EXERCISE OBJECTIVE:
For the entries below, copy exactly the line that contains "Recreate this image" through the line that contains "import seaborn as sns", both ends included, and exclude all pictures.
◇ ◇ ◇
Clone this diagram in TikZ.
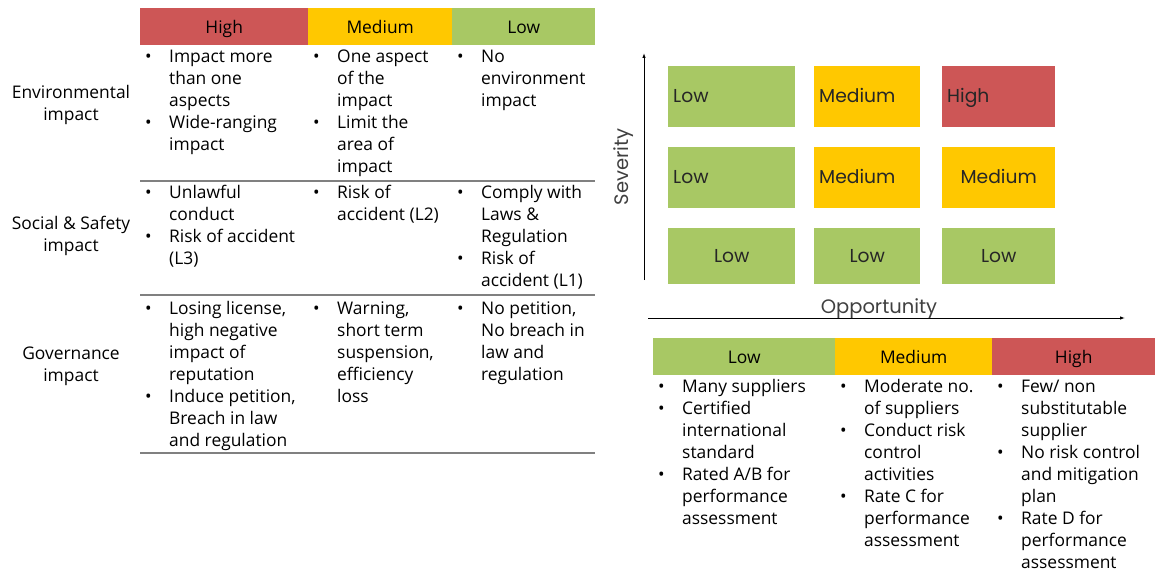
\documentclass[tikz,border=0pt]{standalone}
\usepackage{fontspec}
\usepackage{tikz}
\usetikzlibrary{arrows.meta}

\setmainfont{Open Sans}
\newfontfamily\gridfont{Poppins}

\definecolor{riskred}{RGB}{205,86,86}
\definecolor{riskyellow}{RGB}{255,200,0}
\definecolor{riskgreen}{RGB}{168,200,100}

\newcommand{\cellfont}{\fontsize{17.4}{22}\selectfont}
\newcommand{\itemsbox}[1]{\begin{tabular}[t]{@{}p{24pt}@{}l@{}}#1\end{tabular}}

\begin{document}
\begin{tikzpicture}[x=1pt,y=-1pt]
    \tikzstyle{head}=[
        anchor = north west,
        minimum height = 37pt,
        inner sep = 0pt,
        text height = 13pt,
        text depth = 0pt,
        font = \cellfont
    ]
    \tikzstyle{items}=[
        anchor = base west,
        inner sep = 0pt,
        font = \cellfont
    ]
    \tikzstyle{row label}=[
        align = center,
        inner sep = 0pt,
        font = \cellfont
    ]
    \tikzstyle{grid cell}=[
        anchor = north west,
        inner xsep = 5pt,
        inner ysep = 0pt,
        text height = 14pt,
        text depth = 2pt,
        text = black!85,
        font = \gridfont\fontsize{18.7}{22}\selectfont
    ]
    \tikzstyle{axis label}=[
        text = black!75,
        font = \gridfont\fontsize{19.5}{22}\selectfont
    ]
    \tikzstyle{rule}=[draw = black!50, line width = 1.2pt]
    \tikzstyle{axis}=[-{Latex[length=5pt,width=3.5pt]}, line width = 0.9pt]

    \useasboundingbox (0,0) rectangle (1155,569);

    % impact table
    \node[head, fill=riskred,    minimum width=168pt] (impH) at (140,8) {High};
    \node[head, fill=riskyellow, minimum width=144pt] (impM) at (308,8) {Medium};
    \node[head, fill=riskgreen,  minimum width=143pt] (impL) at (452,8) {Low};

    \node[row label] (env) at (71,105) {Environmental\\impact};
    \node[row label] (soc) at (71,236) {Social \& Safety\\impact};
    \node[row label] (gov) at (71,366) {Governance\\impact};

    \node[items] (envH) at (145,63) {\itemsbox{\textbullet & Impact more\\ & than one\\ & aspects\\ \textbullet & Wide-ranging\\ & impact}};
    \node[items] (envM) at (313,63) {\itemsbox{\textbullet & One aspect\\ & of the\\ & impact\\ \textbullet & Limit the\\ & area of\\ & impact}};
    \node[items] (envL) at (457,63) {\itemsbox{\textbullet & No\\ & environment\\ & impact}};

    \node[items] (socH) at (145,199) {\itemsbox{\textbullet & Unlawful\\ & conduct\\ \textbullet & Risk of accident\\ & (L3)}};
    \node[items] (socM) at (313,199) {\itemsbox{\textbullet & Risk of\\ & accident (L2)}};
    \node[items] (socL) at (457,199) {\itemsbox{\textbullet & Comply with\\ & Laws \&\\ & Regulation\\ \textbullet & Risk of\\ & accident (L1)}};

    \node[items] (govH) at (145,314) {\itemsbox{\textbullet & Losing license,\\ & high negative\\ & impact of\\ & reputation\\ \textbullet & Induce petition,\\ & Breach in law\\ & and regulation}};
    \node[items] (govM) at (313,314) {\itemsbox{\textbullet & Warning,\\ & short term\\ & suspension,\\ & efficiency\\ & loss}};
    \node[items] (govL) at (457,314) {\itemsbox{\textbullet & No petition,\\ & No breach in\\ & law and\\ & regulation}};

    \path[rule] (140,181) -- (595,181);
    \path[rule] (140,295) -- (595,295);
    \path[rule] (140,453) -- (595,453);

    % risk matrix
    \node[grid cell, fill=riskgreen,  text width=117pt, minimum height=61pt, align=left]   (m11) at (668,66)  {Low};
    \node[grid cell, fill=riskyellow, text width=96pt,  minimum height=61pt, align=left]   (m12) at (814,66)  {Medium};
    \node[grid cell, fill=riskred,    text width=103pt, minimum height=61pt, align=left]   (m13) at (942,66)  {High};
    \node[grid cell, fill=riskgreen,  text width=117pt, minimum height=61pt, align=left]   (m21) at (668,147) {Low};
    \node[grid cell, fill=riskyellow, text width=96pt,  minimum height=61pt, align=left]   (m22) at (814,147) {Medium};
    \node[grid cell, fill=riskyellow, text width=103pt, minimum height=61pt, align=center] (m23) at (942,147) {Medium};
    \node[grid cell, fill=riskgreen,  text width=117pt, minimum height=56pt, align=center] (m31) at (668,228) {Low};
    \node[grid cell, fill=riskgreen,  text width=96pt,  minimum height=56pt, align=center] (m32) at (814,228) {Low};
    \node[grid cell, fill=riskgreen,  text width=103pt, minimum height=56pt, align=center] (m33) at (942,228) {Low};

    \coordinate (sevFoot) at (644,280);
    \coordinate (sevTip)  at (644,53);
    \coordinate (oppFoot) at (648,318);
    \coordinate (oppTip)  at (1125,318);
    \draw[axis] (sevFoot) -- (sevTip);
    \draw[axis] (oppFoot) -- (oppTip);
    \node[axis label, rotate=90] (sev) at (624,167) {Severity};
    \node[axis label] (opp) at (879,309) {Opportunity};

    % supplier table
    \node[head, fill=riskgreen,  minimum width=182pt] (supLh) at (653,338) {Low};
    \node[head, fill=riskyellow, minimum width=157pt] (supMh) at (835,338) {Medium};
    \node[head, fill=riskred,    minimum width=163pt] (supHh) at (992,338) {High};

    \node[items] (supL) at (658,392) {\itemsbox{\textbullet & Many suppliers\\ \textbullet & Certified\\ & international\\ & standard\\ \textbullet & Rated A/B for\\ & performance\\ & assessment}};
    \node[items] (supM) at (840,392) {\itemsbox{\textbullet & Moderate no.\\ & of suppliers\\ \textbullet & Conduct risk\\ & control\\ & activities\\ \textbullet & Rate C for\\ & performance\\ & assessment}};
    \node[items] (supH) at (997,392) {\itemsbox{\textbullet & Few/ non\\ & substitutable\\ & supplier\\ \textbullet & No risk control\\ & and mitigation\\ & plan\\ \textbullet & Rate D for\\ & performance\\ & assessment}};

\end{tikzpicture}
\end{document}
◇ ◇ ◇
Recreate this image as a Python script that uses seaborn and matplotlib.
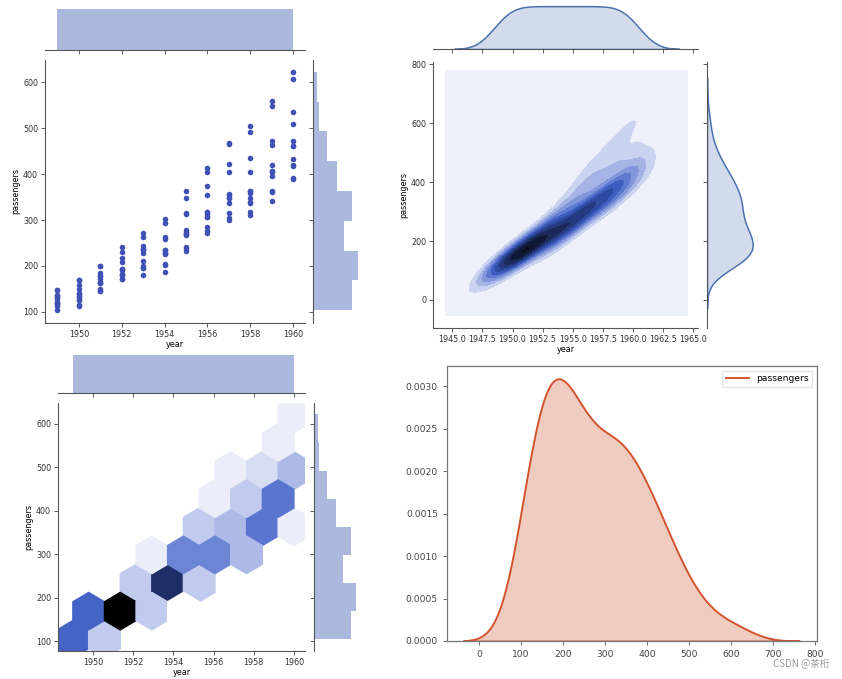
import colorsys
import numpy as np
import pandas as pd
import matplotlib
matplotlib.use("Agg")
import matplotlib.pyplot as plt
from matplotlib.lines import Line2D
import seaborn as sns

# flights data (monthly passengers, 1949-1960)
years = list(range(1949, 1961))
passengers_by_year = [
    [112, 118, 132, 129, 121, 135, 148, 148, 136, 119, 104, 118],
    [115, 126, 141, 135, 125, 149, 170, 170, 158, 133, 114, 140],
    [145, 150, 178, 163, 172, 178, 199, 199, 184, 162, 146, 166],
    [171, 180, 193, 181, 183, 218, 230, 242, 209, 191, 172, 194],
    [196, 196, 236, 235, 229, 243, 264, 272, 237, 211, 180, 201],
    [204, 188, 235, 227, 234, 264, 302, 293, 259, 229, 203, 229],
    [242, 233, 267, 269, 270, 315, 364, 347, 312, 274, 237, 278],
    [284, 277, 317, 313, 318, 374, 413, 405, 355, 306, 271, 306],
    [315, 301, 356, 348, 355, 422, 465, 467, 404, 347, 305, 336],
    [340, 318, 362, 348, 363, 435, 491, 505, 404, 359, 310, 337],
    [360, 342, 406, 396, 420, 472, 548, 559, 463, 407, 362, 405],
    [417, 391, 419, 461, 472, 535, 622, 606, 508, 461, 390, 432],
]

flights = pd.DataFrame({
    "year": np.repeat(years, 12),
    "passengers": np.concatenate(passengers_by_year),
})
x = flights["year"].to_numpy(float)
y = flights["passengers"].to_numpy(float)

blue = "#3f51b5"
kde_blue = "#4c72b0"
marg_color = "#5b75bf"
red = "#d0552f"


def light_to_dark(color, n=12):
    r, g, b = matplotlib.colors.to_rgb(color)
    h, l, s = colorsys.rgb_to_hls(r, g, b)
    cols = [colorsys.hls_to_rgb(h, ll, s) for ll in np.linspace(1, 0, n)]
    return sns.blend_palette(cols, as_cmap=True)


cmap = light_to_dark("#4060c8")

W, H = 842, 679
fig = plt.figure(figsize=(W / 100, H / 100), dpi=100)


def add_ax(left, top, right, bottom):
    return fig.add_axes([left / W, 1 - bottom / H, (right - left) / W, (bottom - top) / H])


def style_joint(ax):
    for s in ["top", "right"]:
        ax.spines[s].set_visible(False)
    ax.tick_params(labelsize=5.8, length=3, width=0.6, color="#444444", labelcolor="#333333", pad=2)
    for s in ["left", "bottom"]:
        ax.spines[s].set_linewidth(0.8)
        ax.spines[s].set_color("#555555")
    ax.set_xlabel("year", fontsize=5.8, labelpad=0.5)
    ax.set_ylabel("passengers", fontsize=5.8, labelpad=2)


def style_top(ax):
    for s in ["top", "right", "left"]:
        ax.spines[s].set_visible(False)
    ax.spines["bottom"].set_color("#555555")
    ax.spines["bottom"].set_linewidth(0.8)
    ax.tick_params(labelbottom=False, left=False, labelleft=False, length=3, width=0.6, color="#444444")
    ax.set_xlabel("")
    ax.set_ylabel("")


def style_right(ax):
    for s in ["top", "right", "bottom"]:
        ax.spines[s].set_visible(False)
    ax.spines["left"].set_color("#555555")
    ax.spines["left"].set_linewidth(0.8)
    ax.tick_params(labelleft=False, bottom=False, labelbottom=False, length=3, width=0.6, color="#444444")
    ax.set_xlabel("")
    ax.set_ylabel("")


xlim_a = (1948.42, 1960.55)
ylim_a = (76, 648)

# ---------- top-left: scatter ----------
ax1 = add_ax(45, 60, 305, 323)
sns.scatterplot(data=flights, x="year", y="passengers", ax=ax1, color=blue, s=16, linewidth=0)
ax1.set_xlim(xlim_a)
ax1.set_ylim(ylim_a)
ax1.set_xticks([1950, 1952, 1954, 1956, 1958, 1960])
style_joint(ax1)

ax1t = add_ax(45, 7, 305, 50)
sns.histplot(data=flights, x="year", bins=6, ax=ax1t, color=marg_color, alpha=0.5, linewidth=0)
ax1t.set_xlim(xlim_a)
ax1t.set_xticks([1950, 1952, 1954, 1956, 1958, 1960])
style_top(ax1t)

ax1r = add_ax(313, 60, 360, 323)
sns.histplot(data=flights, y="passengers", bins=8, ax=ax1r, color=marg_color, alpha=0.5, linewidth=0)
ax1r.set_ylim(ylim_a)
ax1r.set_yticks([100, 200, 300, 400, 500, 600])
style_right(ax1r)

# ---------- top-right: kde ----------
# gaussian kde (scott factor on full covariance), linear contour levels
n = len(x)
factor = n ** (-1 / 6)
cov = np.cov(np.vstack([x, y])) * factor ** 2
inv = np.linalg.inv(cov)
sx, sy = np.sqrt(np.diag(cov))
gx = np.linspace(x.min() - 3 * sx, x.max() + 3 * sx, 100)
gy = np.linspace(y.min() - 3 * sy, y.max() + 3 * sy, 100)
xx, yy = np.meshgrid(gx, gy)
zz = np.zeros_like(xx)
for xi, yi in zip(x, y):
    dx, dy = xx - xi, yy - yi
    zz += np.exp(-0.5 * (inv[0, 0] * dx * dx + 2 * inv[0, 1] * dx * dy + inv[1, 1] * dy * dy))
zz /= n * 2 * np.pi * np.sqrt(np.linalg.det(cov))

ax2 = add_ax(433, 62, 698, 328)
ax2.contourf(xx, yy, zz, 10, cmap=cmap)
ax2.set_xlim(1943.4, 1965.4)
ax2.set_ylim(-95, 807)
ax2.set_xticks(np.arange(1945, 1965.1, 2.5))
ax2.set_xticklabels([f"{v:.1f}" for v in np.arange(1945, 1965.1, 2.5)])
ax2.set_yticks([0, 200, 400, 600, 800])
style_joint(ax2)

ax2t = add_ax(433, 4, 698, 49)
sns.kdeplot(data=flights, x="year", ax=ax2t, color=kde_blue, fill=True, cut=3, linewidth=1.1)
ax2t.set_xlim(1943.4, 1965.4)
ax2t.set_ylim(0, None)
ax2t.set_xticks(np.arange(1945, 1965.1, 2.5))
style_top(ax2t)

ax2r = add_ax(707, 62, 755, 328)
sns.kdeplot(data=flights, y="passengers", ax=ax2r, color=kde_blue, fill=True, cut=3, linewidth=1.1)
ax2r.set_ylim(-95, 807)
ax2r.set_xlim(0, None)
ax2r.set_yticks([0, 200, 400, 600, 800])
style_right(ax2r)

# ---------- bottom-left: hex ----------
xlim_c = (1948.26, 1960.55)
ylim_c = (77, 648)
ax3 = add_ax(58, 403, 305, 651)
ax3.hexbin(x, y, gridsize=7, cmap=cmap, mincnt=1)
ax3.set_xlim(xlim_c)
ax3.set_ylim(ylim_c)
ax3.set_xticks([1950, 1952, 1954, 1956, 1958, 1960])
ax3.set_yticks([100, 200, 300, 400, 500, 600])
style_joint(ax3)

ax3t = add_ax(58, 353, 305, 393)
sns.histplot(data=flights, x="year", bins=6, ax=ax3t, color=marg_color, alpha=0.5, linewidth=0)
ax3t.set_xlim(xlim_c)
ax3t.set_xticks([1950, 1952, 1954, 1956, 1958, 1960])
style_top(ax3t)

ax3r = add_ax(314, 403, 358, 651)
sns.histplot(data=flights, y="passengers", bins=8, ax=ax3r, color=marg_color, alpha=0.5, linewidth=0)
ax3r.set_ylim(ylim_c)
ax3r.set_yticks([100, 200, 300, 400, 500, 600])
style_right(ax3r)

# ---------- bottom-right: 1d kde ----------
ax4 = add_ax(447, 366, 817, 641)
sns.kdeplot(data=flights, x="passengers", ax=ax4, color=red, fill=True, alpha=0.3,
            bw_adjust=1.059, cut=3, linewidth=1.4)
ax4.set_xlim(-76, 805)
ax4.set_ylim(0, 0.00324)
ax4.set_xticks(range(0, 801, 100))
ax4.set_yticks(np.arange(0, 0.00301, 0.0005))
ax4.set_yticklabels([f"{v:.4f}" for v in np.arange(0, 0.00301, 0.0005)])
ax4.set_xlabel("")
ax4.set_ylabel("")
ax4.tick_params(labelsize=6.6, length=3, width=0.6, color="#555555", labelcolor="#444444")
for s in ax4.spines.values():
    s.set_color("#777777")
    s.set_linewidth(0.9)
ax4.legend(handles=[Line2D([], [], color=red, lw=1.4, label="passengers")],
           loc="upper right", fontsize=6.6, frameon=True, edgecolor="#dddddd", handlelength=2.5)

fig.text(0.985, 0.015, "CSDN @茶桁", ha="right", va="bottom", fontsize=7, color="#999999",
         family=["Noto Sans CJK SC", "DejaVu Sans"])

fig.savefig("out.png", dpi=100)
◇ ◇ ◇
TASK RESPONSE:
Recreate this image as a Python script that uses seaborn and matplotlib.
import colorsys
import numpy as np
import pandas as pd
import matplotlib
matplotlib.use("Agg")
import matplotlib.pyplot as plt
from matplotlib.lines import Line2D
import seaborn as sns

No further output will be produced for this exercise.